Comment gérer l'"information voyageurs" sur un réseau partagé par plusieurs opérateurs ?

De son côté, IDF Mobilités dit "appliquer la loi". "L’ouverture à la concurrence règle une bizarrerie en Île-de-France, on ne pouvait passer que par la RATP, qui était en situation de monopole, argumente l’autorité organisatrice des transports franciliens. Il s’agit de remettre la décision publique au cœur du système, afin que la meilleure entreprise et le meilleur service soient sélectionnés."

"La mise en concurrence du réseau de transports d'Île-de-France va permettre à Île-de-France Mobilités de définir des objectifs précis adaptés à chaque réseau et de pouvoir évaluer les opérateurs, dans le but de vous offrir un meilleur service, que ce soit en termes d'offre de transports, de régularité, de propreté, ou encore information voyageurs...", affirme l’autorité, sur son site.

L’information des voyageurs est pourtant un point qui inquiète la FNAUT (Fédération Nationale des Associations d’Usagers des Transports) Île-de-France. "Par principe, on n’est pas a priori opposé à la mise en concurrence, souligne Michel Babut, vice-président de l’association. On n’est pas ici sur une privatisation mais sur une délégation de service public, IDF Mobilités garde la main sur les réseaux et les futurs exploitants."

Si deux-trois exploitants passent par le même arrêt, on ne sait pas comment les bornes d’information seront gérées

Michel Babut, vice-président de la FNAUT IDF

"Mais sur Paris et la petite couronne, la mise en concurrence risque d’être extrêmement compliquée étant donné la densité du réseau. 12 lots c’est déjà beaucoup, poursuit Michel Babut.
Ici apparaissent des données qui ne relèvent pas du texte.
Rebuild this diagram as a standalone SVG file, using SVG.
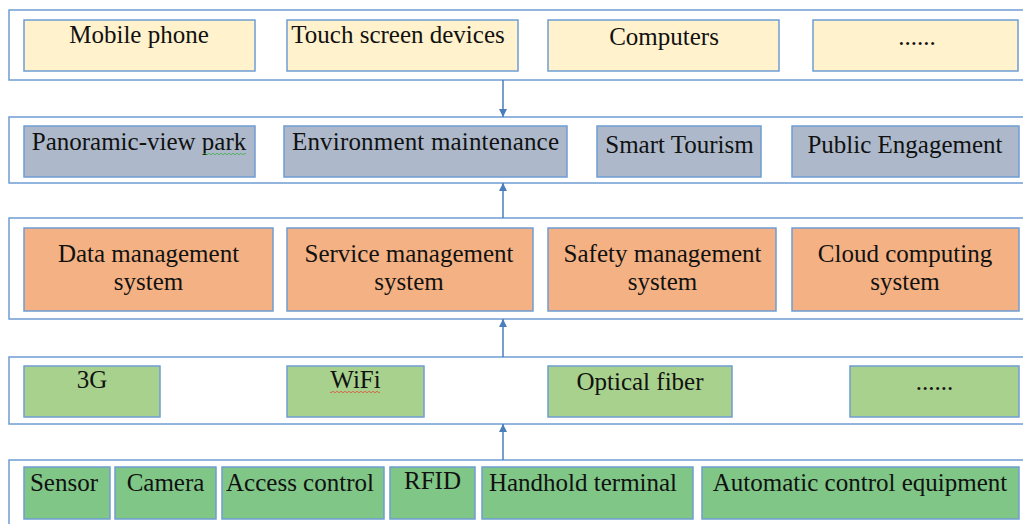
<svg xmlns="http://www.w3.org/2000/svg" width="1023" height="524" viewBox="0 0 1023 524">
<defs>
<style>
.outer{fill:#fff;stroke:#6f9dd3;stroke-width:1.5}
.box{stroke:#6f9dd3;stroke-width:1.5}
.y{fill:#fff2cc}.g{fill:#adb9ca}.o{fill:#f4b183}.l{fill:#a9d18e}.d{fill:#80c687}
text{font-family:"Liberation Serif","Times New Roman",serif;font-size:25px;fill:#111;text-anchor:middle}
.conn{stroke:#4a7ebb;stroke-width:1.5;fill:none}
</style>
<marker id="ah" viewBox="0 0 10 10" refX="10" refY="5" markerWidth="8" markerHeight="8" markerUnits="userSpaceOnUse" orient="auto">
<path d="M0,0 L10,5 L0,10 Z" fill="#4a7ebb"/>
</marker>
</defs>
<rect width="1023" height="524" fill="#fff"/>
<g id="layer1">
<rect class="outer" x="9" y="10" width="1030" height="70"/>
<g id="n-mobile"><rect class="box y" x="24" y="20" width="231" height="51"/><text x="139" y="43">Mobile phone</text></g>
<g id="n-touch"><rect class="box y" x="287" y="20" width="231" height="51"/><text x="398" y="43">Touch screen devices</text></g>
<g id="n-computers"><rect class="box y" x="548" y="20" width="231" height="51"/><text x="664" y="45">Computers</text></g>
<g id="n-more1"><rect class="box y" x="813" y="20" width="205" height="51"/><text x="917" y="45">......</text></g>
</g>
<g id="layer2">
<rect class="outer" x="9" y="117" width="1030" height="66"/>
<g id="n-panoramic"><rect class="box g" x="24" y="126" width="231" height="51"/><text x="139" y="150">Panoramic-view park</text>
<path d="M204,154 q1,-1.5 2,0 t2,0 t2,0 t2,0 t2,0 t2,0 t2,0 t2,0 t2,0 t2,0 t2,0 t2,0 t2,0 t2,0 t2,0 t2,0 t2,0 t2,0 t2,0 t2,0 t2,0" fill="none" stroke="#3fae49" stroke-width="0.8"/></g>
<g id="n-environment"><rect class="box g" x="284" y="126" width="283" height="51"/><text x="425.5" y="150" textLength="267" lengthAdjust="spacing">Environment maintenance</text></g>
<g id="n-tourism"><rect class="box g" x="597" y="126" width="164" height="51"/><text x="679.5" y="153">Smart Tourism</text></g>
<g id="n-public"><rect class="box g" x="792" y="126" width="227" height="51"/><text x="905" y="153">Public Engagement</text></g>
</g>
<g id="layer3">
<rect class="outer" x="9" y="218" width="1030" height="101"/>
<g id="n-data"><rect class="box o" x="24" y="228" width="249" height="83"/><text x="148.5" y="262">Data management</text><text x="148.5" y="290">system</text></g>
<g id="n-service"><rect class="box o" x="287" y="228" width="246" height="83"/><text x="409" y="262">Service management</text><text x="409" y="290">system</text></g>
<g id="n-safety"><rect class="box o" x="548" y="228" width="228" height="83"/><text x="662.5" y="262">Safety management</text><text x="662.5" y="290">system</text></g>
<g id="n-cloud"><rect class="box o" x="792" y="228" width="227" height="83"/><text x="905" y="262">Cloud computing</text><text x="905" y="290">system</text></g>
</g>
<g id="layer4">
<rect class="outer" x="9" y="357" width="1030" height="67"/>
<g id="n-3g"><rect class="box l" x="24" y="366" width="136" height="51"/><text x="92" y="388">3G</text></g>
<g id="n-wifi"><rect class="box l" x="287" y="366" width="137" height="51"/><text x="355.5" y="388">WiFi</text>
<path d="M330,392 q1,1.5 2,0 t2,0 t2,0 t2,0 t2,0 t2,0 t2,0 t2,0 t2,0 t2,0 t2,0 t2,0 t2,0 t2,0 t2,0 t2,0 t2,0 t2,0 t2,0 t2,0 t2,0 t2,0 t2,0 t2,0 t2,0" fill="none" stroke="#e0503c" stroke-width="0.8"/></g>
<g id="n-optical"><rect class="box l" x="548" y="366" width="184" height="51"/><text x="640" y="390">Optical fiber</text></g>
<g id="n-more2"><rect class="box l" x="850" y="366" width="169" height="51"/><text x="934.5" y="390">......</text></g>
</g>
<g id="layer5">
<rect class="outer" x="9" y="460" width="1030" height="80"/>
<g id="n-sensor"><rect class="box d" x="24" y="467" width="86" height="52"/><text x="64" y="491">Sensor</text></g>
<g id="n-camera"><rect class="box d" x="115" y="467" width="101" height="52"/><text x="165.5" y="491">Camera</text></g>
<g id="n-access"><rect class="box d" x="222" y="467" width="162" height="52"/><text x="300" y="491">Access control</text></g>
<g id="n-rfid"><rect class="box d" x="390" y="467" width="85" height="52"/><text x="432.5" y="489">RFID</text></g>
<g id="n-handhold"><rect class="box d" x="482" y="467" width="211" height="52"/><text x="583" y="491">Handhold terminal</text></g>
<g id="n-automatic"><rect class="box d" x="702" y="467" width="317" height="52"/><text x="860" y="491">Automatic control equipment</text></g>
</g>
<g id="connectors">
<line class="conn" x1="503" y1="80" x2="503" y2="117" marker-end="url(#ah)"/>
<line class="conn" x1="503" y1="218" x2="503" y2="183" marker-end="url(#ah)"/>
<line class="conn" x1="503" y1="357" x2="503" y2="319" marker-end="url(#ah)"/>
<line class="conn" x1="503" y1="460" x2="503" y2="424" marker-end="url(#ah)"/>
</g>
</svg>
La mise en œuvre de l’information voyageurs n’a pas été étudiée. C’est aujourd’hui géré par la RATP. Demain IDF Mobilités pourrait coordonner ces services… Mais si deux-trois exploitants passent par le même arrêt, avec plusieurs lignes concernées, on ne sait pas comment les bornes d’information, qui donnent le temps d’arrivée des bus, seront gérées."

L’ouverture à la concurrence des transports franciliens a déjà débuté, avec plus de 1200 lignes de bus du réseau Optile en moyenne et grande couronnes. Jeudi, le conseil d’administration d’IDF Mobilités a attribué cinq lots dans ce cadre : trois à Keolis, un à Transdev et un dernier à Lacroix & Savac. Métro, RER, tramway… Un calendrier a été approuvé par IDF Mobilités fin 2020. Le processus s'étale sur une période de 20 ans pour la totalité du réseau de transports en commun.

L’ouverture à la concurrence est le fruit d’une décision européenne, qui remonte à 2007. Pour ce qui est des bus à Paris et en petite couronne, l’exploitation des futurs lots devrait débuter dans trois ans, après l'attribution des nouveaux marchés : la perte du monopole de la RATP est prévue le 1er janvier 2025. Du côté des associations d’usagers, Michel Babut espère d’ailleurs que le processus se "passera mieux qu’en grande couronne", alors que "la période des Jeux Olympiques de 2024 sera propice aux mouvements de grève".